# snapped a few today



## Raven02TA (Oct 24, 2006)

Took a few pics while at work today. got bored nothing to do since its black friday. there was no traffic out so i brought the TA in to work. 

sorry for the sh**ty quality it is only a camera phone


----------



## LYNMUP (Nov 26, 2005)

Those are some fat rear tires! What size are they? Looks sweet.


----------



## Raven02TA (Oct 24, 2006)

LYNMUP said:


> Those are some fat rear tires! What size are they? Looks sweet.


thanks they are MT ET drag radials 275/65 R15 

28" total tire height mounted on 15X10 Prostars


----------



## Mike_V (Mar 10, 2006)

^^
I love cars and love seeing any well taken care of car, especially a bad ass performance beast. What could possibly possess you to make a comment like that?

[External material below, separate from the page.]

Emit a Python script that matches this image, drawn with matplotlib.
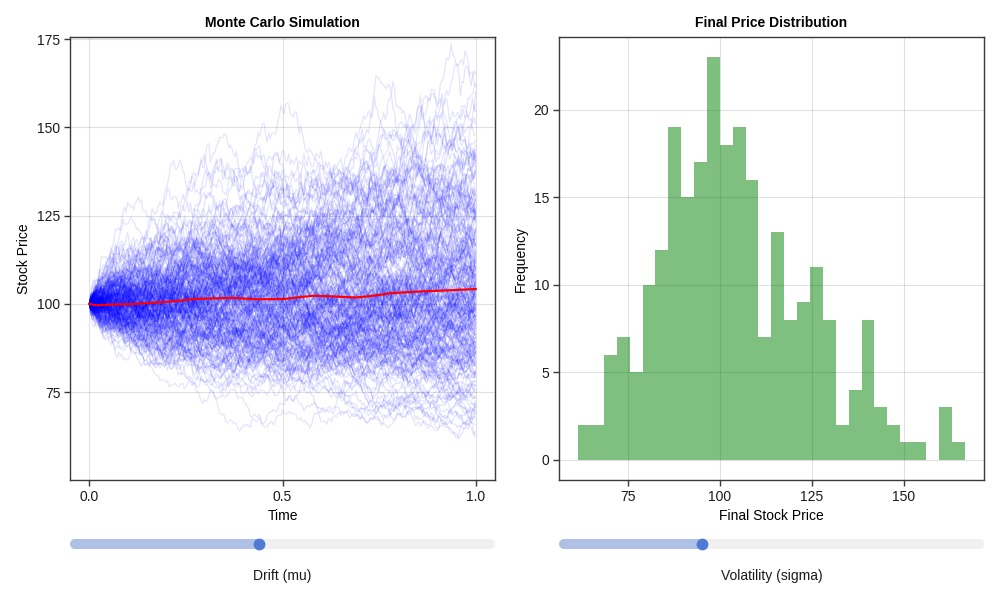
import numpy as np
import matplotlib
matplotlib.use("Agg")
import matplotlib.pyplot as plt
from matplotlib.collections import LineCollection

plt.rcParams['font.family'] = ['Liberation Sans', 'DejaVu Sans']
plt.rcParams['font.size'] = 10

# ---------------- data ----------------
# Final price histogram (30 equal-width bins)
hist_min = 61.4
hist_max = 166.6
hist_counts = [2, 2, 6, 7, 5, 10, 12, 19, 15, 17, 23, 18, 19, 16, 7,
               13, 8, 9, 11, 8, 2, 4, 8, 3, 2, 1, 1, 0, 3, 1]

# Mean path (red line)
mean_t = [0, 0.017, 0.06, 0.104, 0.147, 0.216, 0.276, 0.371, 0.432, 0.505,
          0.579, 0.63, 0.691, 0.743, 0.777, 0.855, 0.924, 1.0]
mean_price = [100, 99.6, 99.8, 99.9, 100.2, 100.7, 101.4, 101.7, 101.3, 101.4,
              102.3, 102.1, 101.8, 102.4, 103.0, 103.5, 103.8, 104.2]

start_price = 100.0
volatility = 0.2
n_steps = 252

# slider positions (fraction of track)
drift_slider = 0.443
vol_slider = 0.333

left_xticks = [0.0, 0.5, 1.0]
left_xticklabels = ["0.0", "0.5", "1.0"]
left_yticks = [75, 100, 125, 150, 175]
right_xticks = [75, 100, 125, 150]
right_yticks = [0, 5, 10, 15, 20]

# ---------------- individual simulated paths ----------------
# The individual paths cannot be read from the picture; they are drawn as
# Brownian bridges (seeded noise) from the start price to final prices that
# reproduce the histogram above.
edges = np.linspace(hist_min, hist_max, len(hist_counts) + 1)
finals = []
for lo, hi, c in zip(edges[:-1], edges[1:], hist_counts):
    for k in range(c):
        finals.append(lo + (k + 0.5) / c * (hi - lo))
finals = np.array(finals)

rng = np.random.default_rng(7)
t = np.linspace(0, 1, n_steps + 1)
dW = rng.normal(0, np.sqrt(1.0 / n_steps), size=(len(finals), n_steps))
W = np.concatenate([np.zeros((len(finals), 1)), np.cumsum(dW, axis=1)], axis=1)
bridge = W - t[None, :] * W[:, -1:]
logp = np.log(start_price) + t[None, :] * np.log(finals / start_price)[:, None] + volatility * bridge
paths = np.exp(logp)

# ---------------- figure ----------------
fig = plt.figure(figsize=(10, 6), dpi=100)
W_, H_ = 1000, 600

def px_axes(x0, y0, x1, y1):
    return fig.add_axes([x0 / W_, 1 - y1 / H_, (x1 - x0) / W_, (y1 - y0) / H_])

ax1 = px_axes(70, 37, 495, 480)
ax2 = px_axes(558.7, 37, 984, 480)

spine_color = '#3a3a3a'

for ax in (ax1, ax2):
    ax.set_axisbelow(True)
    ax.grid(True, color='black', alpha=0.12, linewidth=0.75)
    for s in ax.spines.values():
        s.set_color(spine_color)
        s.set_linewidth(1.0)
    ax.tick_params(direction='out', length=4, width=1.0, color=spine_color,
                   labelsize=10, pad=3, labelcolor='#1a1a1a')

# Left: Monte Carlo paths
segs = [np.column_stack([t, p]) for p in paths]
lc = LineCollection(segs, colors=[(0, 0, 1, 0.11)], linewidths=0.85)
ax1.add_collection(lc)
ax1.plot(mean_t, mean_price, color='red', linewidth=1.6)
ax1.set_xlim(-0.05, 1.05)
ax1.set_ylim(50.1, 175.6)
ax1.set_xticks(left_xticks)
ax1.set_xticklabels(left_xticklabels)
ax1.set_yticks(left_yticks)
ax1.set_title("Monte Carlo Simulation", fontweight='bold', fontsize=10, pad=7)
ax1.set_xlabel("Time", fontsize=10, labelpad=4)
ax1.set_ylabel("Stock Price", fontsize=10, labelpad=4)

# Right: histogram
bw = edges[1] - edges[0]
ax2.bar(edges[:-1], hist_counts, width=bw, align='edge', color='green',
        alpha=0.5, linewidth=0)
ax2.set_xlim(56.1, 171.9)
ax2.set_ylim(-1.15, 24.15)
ax2.set_xticks(right_xticks)
ax2.set_yticks(right_yticks)
ax2.set_title("Final Price Distribution", fontweight='bold', fontsize=10, pad=7)
ax2.set_xlabel("Final Stock Price", fontsize=10, labelpad=4)
ax2.set_ylabel("Frequency", fontsize=10, labelpad=4)

# Sliders (overlay in pixel coordinates)
ov = fig.add_axes([0, 0, 1, 1])
ov.set_xlim(0, W_)
ov.set_ylim(H_, 0)
ov.axis('off')
ov.patch.set_alpha(0)

accent = (79 / 255, 122 / 255, 214 / 255)
accent_dim = (174 / 255, 192 / 255, 230 / 255)
inactive = (0.94, 0.94, 0.94)
track_lw = 10 * 0.72

def slider(x0, x1, y, frac, label):
    a, b = x0 + 5, x1 - 5
    k = a + frac * (b - a)
    ov.plot([a, b], [y, y], color=inactive, linewidth=track_lw, solid_capstyle='round')
    ov.plot([a, k], [y, y], color=accent_dim, linewidth=track_lw, solid_capstyle='round')
    ov.plot([k], [y], 'o', color=accent, markersize=8.5, markeredgewidth=0)
    ov.text((x0 + x1) / 2, 576, label, ha='center', va='center', fontsize=10,
            color='#1a1a1a')

slider(70, 495, 544, drift_slider, "Drift (mu)")
slider(558.7, 984, 544, vol_slider, "Volatility (sigma)")

fig.savefig("out.png", dpi=100)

*Raven02TA*, beautiful car. I saw it when you first posted it, but since you didn’t ask anything particular I didn’t comment - just took in the view.


----------



## kegbelly (Mar 23, 2006)

Nice car. I love the F-bodies, in fact I'm still hangin' on to my '94 Formula I bought new. I just can't seem to part with it.


----------



## CPO's GTO (Jul 1, 2006)

Raven,
You already know my thoughts...Love the 'nostrils' on the
hood. Nice ride bro! :cheers


----------



## gtx76 (Jun 29, 2006)

Car looks great! Nice ride! :cool


----------



## Raven02TA (Oct 24, 2006)

Thanks gang, i am actually about to put up the post with my photoshoot and possibly list my mods. I dont think i will its a few pages long. LOL


----------